** START Available data **

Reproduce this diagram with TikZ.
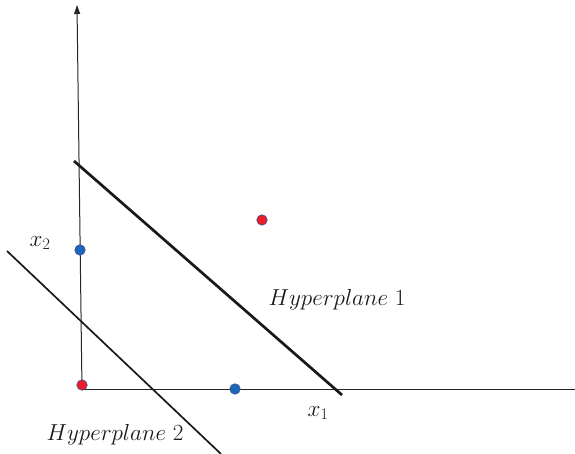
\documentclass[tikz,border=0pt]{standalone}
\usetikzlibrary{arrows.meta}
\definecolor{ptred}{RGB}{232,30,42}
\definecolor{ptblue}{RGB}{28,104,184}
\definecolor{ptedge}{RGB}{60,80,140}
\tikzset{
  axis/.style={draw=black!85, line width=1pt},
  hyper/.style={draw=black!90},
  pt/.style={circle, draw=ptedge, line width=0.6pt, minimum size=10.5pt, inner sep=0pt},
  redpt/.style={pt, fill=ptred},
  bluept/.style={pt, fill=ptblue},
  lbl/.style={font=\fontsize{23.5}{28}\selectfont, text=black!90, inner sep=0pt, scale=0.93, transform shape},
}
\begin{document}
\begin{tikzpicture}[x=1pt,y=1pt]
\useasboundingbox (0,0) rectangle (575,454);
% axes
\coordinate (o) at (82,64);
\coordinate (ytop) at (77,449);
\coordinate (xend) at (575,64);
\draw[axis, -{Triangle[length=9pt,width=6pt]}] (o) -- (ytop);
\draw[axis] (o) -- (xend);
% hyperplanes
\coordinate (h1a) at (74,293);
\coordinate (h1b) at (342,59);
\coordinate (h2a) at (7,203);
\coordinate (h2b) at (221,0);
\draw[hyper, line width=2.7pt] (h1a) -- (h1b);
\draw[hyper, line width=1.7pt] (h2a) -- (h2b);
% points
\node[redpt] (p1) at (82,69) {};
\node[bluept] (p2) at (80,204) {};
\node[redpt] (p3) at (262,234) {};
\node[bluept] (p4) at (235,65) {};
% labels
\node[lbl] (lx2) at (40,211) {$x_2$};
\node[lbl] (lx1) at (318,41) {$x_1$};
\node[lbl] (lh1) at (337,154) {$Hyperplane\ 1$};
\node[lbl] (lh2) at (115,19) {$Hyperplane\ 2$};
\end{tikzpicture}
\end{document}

** END Available data **

» Goal
Strip out the pictures and quote the remaining data word for word.

» Task response
Reproduce this diagram with TikZ.
\documentclass[tikz,border=0pt]{standalone}
\usetikzlibrary{arrows.meta}
\definecolor{ptred}{RGB}{232,30,42}
\definecolor{ptblue}{RGB}{28,104,184}
\definecolor{ptedge}{RGB}{60,80,140}
\tikzset{
  axis/.style={draw=black!85, line width=1pt},
  hyper/.style={draw=black!90},
  pt/.style={circle, draw=ptedge, line width=0.6pt, minimum size=10.5pt, inner sep=0pt},
  redpt/.style={pt, fill=ptred},
  bluept/.style={pt, fill=ptblue},
  lbl/.style={font=\fontsize{23.5}{28}\selectfont, text=black!90, inner sep=0pt, scale=0.93, transform shape},
}
\begin{document}
\begin{tikzpicture}[x=1pt,y=1pt]
\useasboundingbox (0,0) rectangle (575,454);
% axes
\coordinate (o) at (82,64);
\coordinate (ytop) at (77,449);
\coordinate (xend) at (575,64);
\draw[axis, -{Triangle[length=9pt,width=6pt]}] (o) -- (ytop);
\draw[axis] (o) -- (xend);
% hyperplanes
\coordinate (h1a) at (74,293);
\coordinate (h1b) at (342,59);
\coordinate (h2a) at (7,203);
\coordinate (h2b) at (221,0);
\draw[hyper, line width=2.7pt] (h1a) -- (h1b);
\draw[hyper, line width=1.7pt] (h2a) -- (h2b);
% points
\node[redpt] (p1) at (82,69) {};
\node[bluept] (p2) at (80,204) {};
\node[redpt] (p3) at (262,234) {};
\node[bluept] (p4) at (235,65) {};
% labels
\node[lbl] (lx2) at (40,211) {$x_2$};
\node[lbl] (lx1) at (318,41) {$x_1$};
\node[lbl] (lh1) at (337,154) {$Hyperplane\ 1$};
\node[lbl] (lh2) at (115,19) {$Hyperplane\ 2$};
\end{tikzpicture}
\end{document}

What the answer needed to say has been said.